Dans cette représentation, l’espace de l’identité moderne est repérable par deux axes, donc aussi deux oppositions de polarités. L’axe des abscisses oppose un pôle « primitivisme », relevant plus de la nature, à un pôle « traditionalisme » lié à une affirmation de culture. L’axe des ordonnées oppose le « modernisme » à un pôle « post-modernisme ». L’axe reliant le « primitif » et le « traditionnel » s’oppose, mais de façon complémentaire, au modernisme. De son côté, le postmodernisme récapitule traditionalisme et primitivisme tout en rejetant le modernisme en totalité. D’une certaine façon, l’occidentalisme participe d’une forme similaire d’opposition à la modernité. Il s’agit cependant d’une opposition différente puisque l’occidentalisme n’est imbriqué qu’avec le traditionalisme, c’est-à-dire le pôle représentant les autres civilisations, celles que l’ascension à l’hégémonie de l’Ouest avait précisément marginalisées. Durant les périodes d’hégémonie stable, le modernisme à tendance à être dominant, alors que dans les périodes de déclin d’une hégémonie, ce sont les trois autres pôles qui s’avèrent être en compétition pour la domination. J’ai tenté de préciser cette structure dans nombre d’études de cas,  en premier lieu à propos de l’émergence d’identités ethniques ou indigènes minoritaires, dès le milieu des années 1970, analysant cette irruption comme un symptôme du déclin de l’intégration moderniste dans cette période. Le régionalisme en occident, les mouvements indigènes, les mouvements identitaires des immigrants constituent tous des figures de cette transformation. De fait l’occidentalisme, dans sa relation au déclin global de l’identité moderniste, peut être compris comme une conséquence de l’inversion que décrit la figure 2.

MODERNISME

– culture; – nature

TRADITIONALISME                                               PRIMITIVISME

+ culture                                                                + nature

POST-MODERNISME

+ culture; + nature

Figure 1 : L’espace identitaire de la modernité

1968

1998

National

Postnational

Local

Global

Collectif

Individuel

Socialisme

Libéralisme

Homogène

Hétérogène

Monoculturel

Multiculturel

Égalité (similitude)

Hiérarchie (différence)

Figure 2 : L’inversion idéologique – les traits du « progressisme » de 1968 à 1998

L’occidentalisme est donc une expression de l’opposition aux mêmes caractéristiques de la modernité que celles combattues par d’autres groupes ethniques et indigènes. Il peut ainsi être compris comme une généralisation du conflit potentiel exprimé par les stratégies politiques indigènes ou de minorités culturelles émergeant durant ces périodes de déclin. Le « non-moderne » se présente alors plus généralement comme le non-Occident ou un anti-Occident, soit un modèle de civilisation alternatif à celui qui prévaut à l’Ouest, en tant que ce dernier est associé à un individualisme décadent, un manque d’autorité et de discipline, un matérialisme crasse… L’occidentalisme devient alors une inversion du modernisme, tout en constituant une forme totalement complémentaire de ce dernier, ce couple d’opposés pouvant alors être considéré comme constituant un tout, une structure unique de complémentarités. Et si l’occidentalisme apparaît dans les périodes de déclin hégémonique, il est pourtant logiquement implicite en toute période puisqu’il est partie prenante (fût-ce négativement) de la constitution même du modernisme.

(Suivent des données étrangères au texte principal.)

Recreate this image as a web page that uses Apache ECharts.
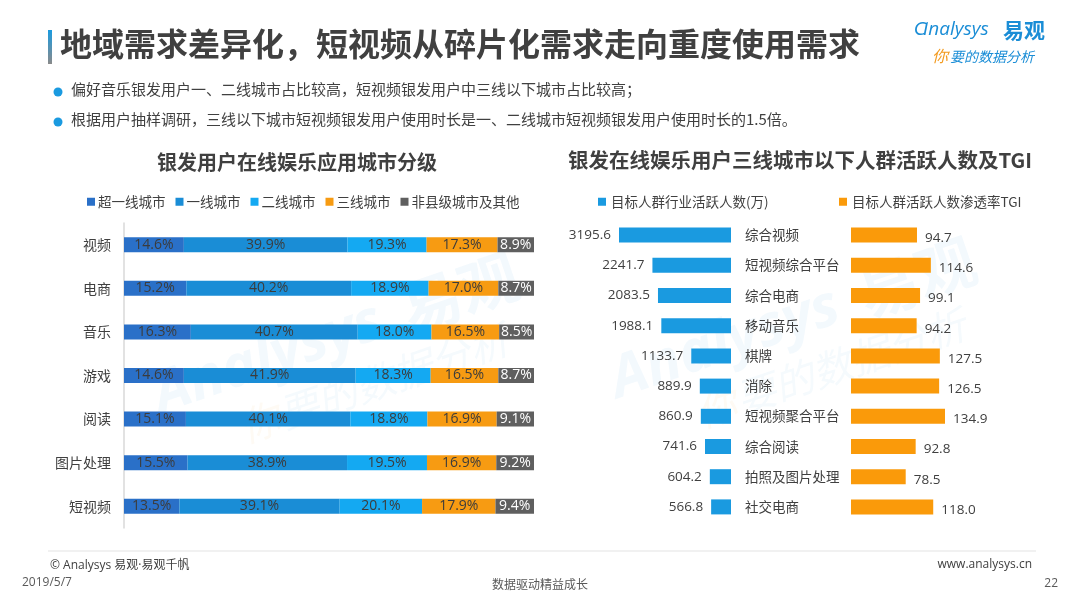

Dès lors et si cette interprétation est juste, elle devrait nous permettre d’appréhender la dérive récente de l’idéologie progressiste. Celle-ci serait le fruit d’une série d’inversions, un phénomène qui a été mis en évidence par des chercheurs tels que Gitlin [1995, 2006] et Jacoby qui, dans son étude de la transformation de l’idéologie de progrès, concluait que « nous assistons non seulement à la défaite de la gauche, mais encore à sa conversion, voire son inversion » [1999, p. 11].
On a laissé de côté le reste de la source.